[Start DATASET EXCERPTS]

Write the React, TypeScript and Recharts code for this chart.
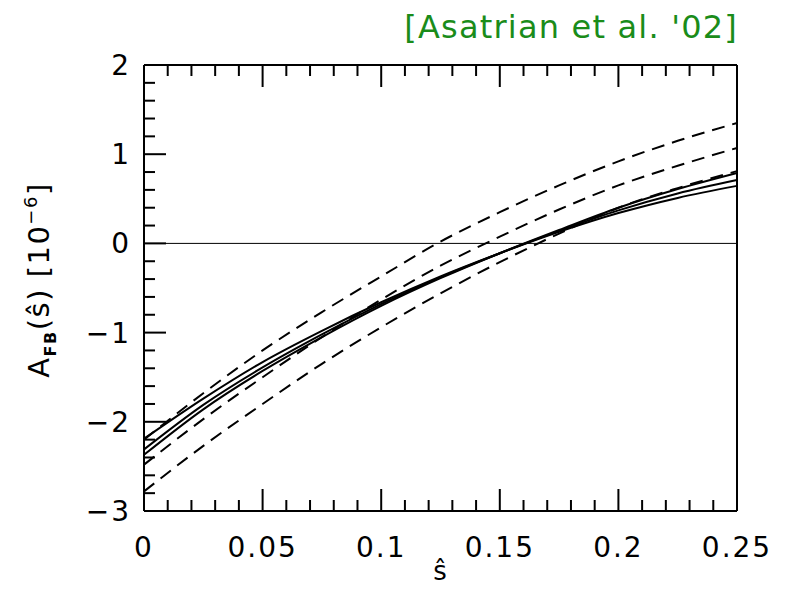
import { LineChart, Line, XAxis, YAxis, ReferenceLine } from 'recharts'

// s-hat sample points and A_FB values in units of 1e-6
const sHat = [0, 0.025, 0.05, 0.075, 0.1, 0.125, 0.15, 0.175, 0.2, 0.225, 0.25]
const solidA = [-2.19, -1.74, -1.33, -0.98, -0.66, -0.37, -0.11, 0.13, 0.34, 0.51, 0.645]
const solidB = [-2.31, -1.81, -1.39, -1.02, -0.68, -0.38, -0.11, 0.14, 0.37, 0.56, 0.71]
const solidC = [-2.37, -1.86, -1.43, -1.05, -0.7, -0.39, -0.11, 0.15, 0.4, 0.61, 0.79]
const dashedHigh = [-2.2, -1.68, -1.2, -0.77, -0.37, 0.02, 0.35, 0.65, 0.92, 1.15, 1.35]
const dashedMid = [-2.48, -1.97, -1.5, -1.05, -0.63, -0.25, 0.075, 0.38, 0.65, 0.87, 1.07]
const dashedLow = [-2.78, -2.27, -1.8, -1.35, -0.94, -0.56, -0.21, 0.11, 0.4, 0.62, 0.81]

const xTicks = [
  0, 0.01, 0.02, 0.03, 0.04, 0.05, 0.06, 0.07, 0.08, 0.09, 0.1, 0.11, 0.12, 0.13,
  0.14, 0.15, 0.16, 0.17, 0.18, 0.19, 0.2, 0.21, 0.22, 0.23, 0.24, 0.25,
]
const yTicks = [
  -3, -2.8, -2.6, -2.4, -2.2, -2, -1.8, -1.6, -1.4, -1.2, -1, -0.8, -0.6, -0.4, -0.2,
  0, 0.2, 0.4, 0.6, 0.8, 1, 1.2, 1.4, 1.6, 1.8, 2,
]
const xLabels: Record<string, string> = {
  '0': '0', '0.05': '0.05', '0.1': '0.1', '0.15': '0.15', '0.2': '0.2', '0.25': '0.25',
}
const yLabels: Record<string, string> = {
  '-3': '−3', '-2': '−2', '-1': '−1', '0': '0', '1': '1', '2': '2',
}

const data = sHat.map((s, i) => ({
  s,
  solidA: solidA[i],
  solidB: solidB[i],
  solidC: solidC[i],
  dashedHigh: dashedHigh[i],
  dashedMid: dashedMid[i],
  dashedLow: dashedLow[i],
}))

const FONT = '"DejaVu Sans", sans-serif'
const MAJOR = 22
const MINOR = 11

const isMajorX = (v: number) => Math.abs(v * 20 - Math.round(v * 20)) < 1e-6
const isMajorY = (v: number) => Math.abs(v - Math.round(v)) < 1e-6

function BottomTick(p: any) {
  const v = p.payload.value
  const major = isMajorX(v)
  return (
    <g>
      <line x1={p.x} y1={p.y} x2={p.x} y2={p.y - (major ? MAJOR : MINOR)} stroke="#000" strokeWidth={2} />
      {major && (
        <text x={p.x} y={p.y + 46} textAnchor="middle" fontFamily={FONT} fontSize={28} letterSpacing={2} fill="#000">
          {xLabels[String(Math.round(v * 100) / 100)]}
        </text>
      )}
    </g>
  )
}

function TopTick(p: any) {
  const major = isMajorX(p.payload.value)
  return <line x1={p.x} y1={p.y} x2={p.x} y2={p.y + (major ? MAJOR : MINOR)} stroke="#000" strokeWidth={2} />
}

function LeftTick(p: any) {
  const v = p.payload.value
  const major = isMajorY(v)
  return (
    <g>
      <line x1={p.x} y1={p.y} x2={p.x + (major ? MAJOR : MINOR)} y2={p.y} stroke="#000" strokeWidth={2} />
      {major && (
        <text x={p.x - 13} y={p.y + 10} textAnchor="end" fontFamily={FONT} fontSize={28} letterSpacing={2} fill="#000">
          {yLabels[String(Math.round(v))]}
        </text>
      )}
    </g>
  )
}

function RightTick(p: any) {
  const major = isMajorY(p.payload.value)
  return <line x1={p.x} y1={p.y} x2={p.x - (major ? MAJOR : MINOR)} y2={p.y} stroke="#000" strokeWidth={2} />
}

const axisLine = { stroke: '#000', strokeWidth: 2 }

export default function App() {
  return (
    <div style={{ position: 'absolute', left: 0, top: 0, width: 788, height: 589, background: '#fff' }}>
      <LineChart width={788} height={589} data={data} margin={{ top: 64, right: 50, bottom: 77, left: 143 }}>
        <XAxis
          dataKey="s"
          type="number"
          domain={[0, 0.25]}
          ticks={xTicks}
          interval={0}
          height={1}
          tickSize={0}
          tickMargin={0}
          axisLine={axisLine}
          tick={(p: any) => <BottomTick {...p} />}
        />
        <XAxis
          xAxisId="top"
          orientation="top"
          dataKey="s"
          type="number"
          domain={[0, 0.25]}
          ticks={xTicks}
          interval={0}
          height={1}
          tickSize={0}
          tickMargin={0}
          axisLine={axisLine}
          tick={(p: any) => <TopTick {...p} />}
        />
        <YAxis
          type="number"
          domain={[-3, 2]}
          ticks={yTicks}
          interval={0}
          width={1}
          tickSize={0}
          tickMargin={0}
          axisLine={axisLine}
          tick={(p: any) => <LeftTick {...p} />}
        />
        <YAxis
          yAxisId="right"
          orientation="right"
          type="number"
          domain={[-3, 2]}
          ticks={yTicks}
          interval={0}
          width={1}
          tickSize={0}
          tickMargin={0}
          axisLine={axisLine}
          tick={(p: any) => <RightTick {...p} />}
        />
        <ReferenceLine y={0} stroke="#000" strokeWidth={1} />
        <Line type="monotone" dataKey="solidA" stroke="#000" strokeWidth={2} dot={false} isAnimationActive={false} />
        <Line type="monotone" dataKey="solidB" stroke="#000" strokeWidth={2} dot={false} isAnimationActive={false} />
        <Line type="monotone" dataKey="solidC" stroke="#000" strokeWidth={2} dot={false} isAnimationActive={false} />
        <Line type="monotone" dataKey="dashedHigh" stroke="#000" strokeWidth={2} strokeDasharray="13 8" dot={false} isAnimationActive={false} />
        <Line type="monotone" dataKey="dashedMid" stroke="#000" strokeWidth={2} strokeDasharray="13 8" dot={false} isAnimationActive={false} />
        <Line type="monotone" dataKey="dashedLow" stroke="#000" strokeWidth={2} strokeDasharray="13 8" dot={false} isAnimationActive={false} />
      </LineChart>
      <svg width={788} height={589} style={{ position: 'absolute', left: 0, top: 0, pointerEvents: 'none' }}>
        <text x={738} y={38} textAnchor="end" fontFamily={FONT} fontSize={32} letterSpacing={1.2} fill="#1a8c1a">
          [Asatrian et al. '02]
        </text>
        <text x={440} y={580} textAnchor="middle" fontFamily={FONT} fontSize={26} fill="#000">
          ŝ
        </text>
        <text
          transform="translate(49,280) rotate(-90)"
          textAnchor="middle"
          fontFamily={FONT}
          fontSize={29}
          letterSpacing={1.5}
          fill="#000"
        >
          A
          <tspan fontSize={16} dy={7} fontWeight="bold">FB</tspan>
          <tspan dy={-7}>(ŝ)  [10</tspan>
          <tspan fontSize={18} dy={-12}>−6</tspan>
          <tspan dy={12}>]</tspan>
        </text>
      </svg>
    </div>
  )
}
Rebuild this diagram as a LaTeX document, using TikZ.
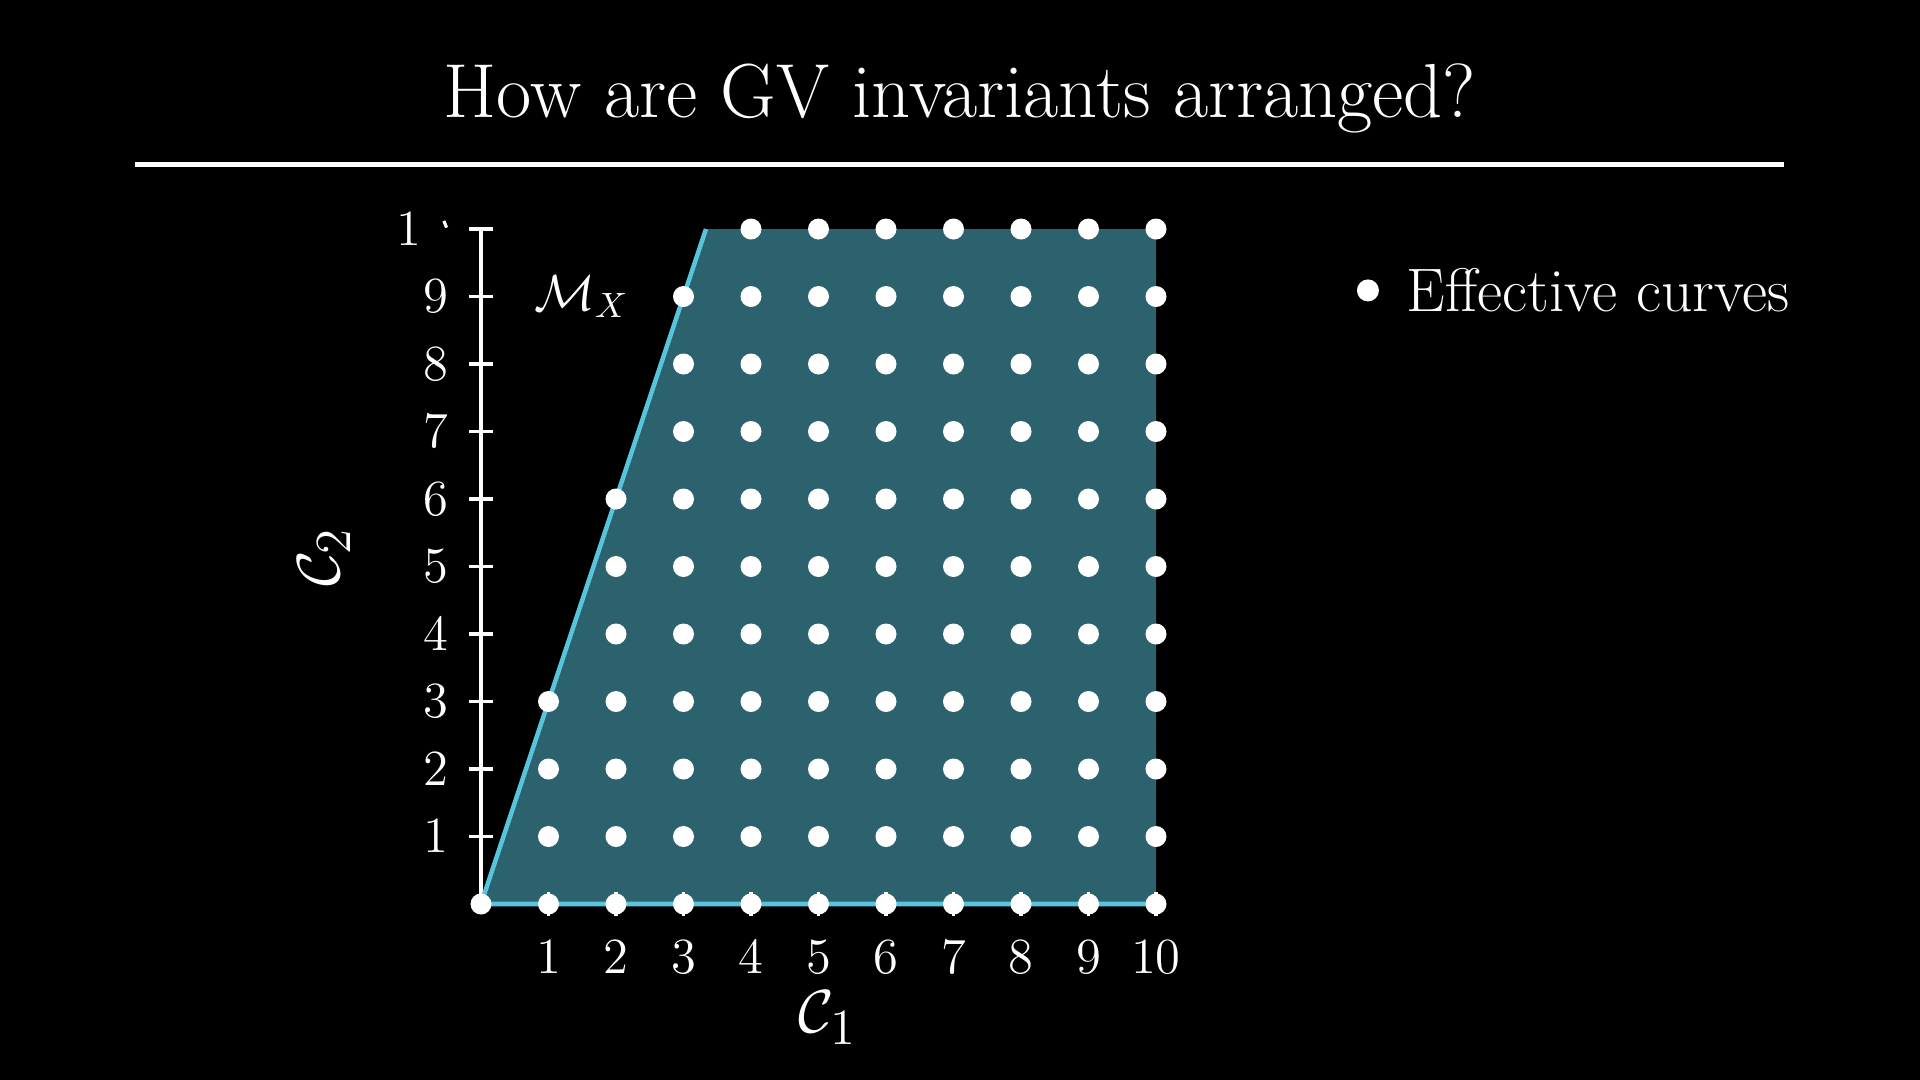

[End DATASET EXCERPTS]

STATED TASK: Pick each line holding the word "this" out of the listing.

COMPLETED TASK:
Write the React, TypeScript and Recharts code for this chart.
Rebuild this diagram as a LaTeX document, using TikZ.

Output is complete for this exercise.